Of course, for apples Cornell considers it very effective for scab and CAR as well. This is why I can use Indar in my second post petal fall spray in an attempt to reduce brown rot inoculum. After that a subsequent summer spray of Indar or Pristine is often all I need to counter brown rot in the orchards I manage.
Fungicides that don’t wash off in the rain are extremely helpful in the east where we tend to get rain throughout the growing season.
Indar basically eliminated my brown rot problem. Propiconazole was good, Indar is great.
Are any of the more highly-rated things not too expensive (and not in group 3)? I am using Elevate as my alternating chemical with Indar to keep resistance down, I bought it due to price. I think I have another year or two supply of it before I will be looking for something to replace it.

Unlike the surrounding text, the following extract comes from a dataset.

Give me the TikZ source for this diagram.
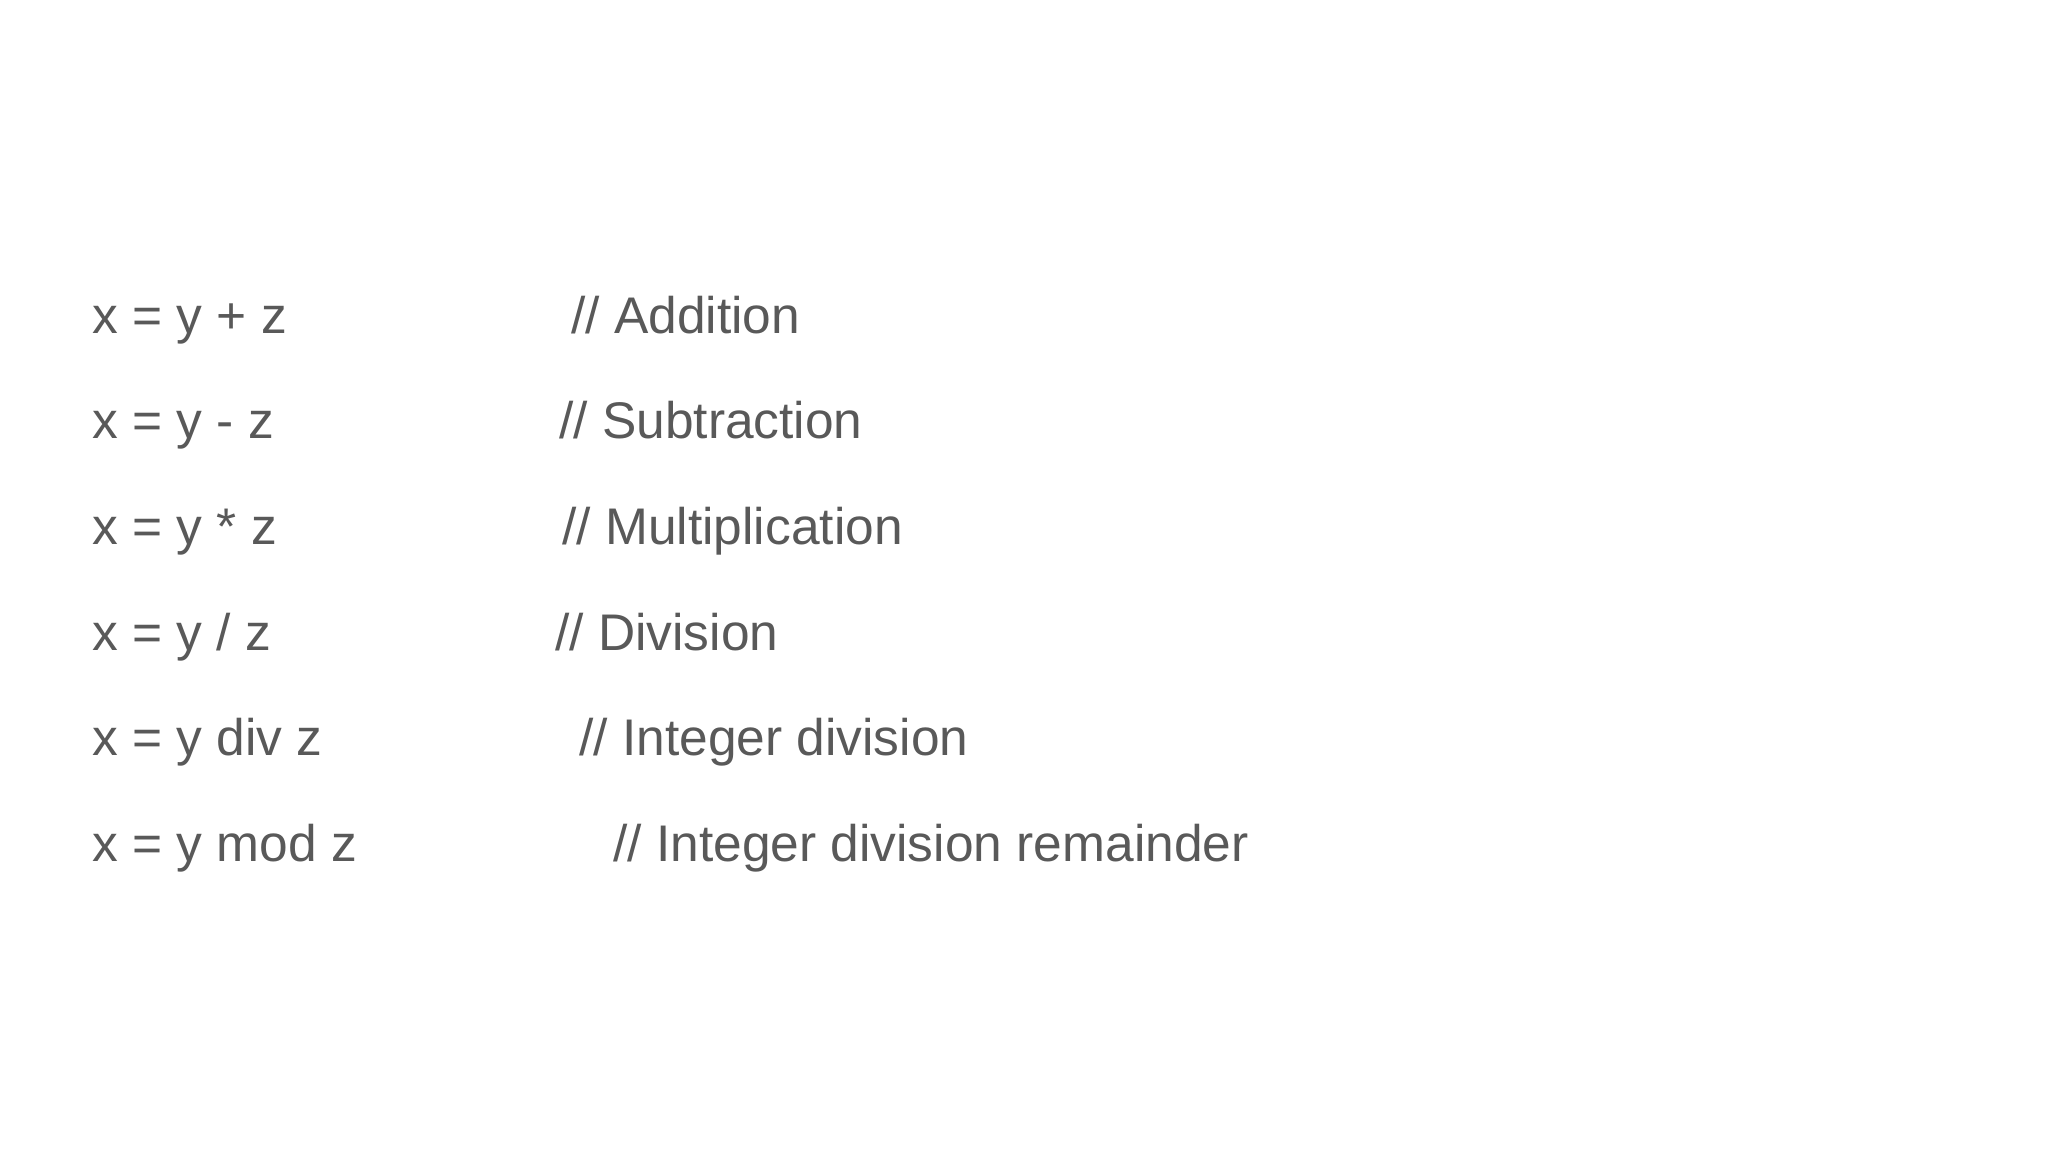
\documentclass[tikz,border=0pt]{standalone}
\usepackage{fontspec}
\setmainfont{Liberation Sans}
\definecolor{txt}{HTML}{595959}
\begin{document}
\begin{tikzpicture}[x=1pt,y=-1pt,
  line/.style={anchor=base west,inner sep=0pt,text=txt,font=\fontsize{51.5}{60}\selectfont}]
\useasboundingbox (0,0) rectangle (2048,1152);
\node[line] (a1) at (92,333) {x = y + z};
\node[line] (b1) at (571,333) {// Addition};
\node[line] (a2) at (92,438) {x = y - z};
\node[line] (b2) at (559,438) {// Subtraction};
\node[line] (a3) at (92,544) {x = y * z};
\node[line] (b3) at (562,544) {// Multiplication};
\node[line] (a4) at (92,650) {x = y / z};
\node[line] (b4) at (555,650) {// Division};
\node[line] (a5) at (92,755) {x = y div z};
\node[line] (b5) at (579,755) {// Integer division};
\node[line] (a6) at (92,861) {x = y mod z};
\node[line] (b6) at (613,861) {// Integer division remainder};
\end{tikzpicture}
\end{document}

It depends on the concentration of acetic acid in the vinegar. It also depends on the pH of the water and the alkalinity (ability to resist acidification).
For my water, one teaspoon of citric acid per 16 gallons of water, will bring my pH down to 5.9, which is about where I like it for Captan, or any other pesticide subject to alkaline hydrolysis.
Vinegar of course can be used as an acidifier, but it takes about 24 times the amount of vinegar (by volume) as it does citric acid. So one teaspoon of vinegar will acidify about 2/3 of a gallon of water at the 5.9 pH level. Vinegar is convenient and cheap enough for small batches of spray, but it gets a bit pricey for large volumes of spray.
Wow, so my 7.2 pH water should probably only need about half a teaspoon for my 25 G tank. I’m thinking of using it instead of the chemical penetrant and acidifier I’ve been using. I’m not sure I really need the penetrant, although I tend to go for overkill. The crap can be dangerous if you splash it into your eyes.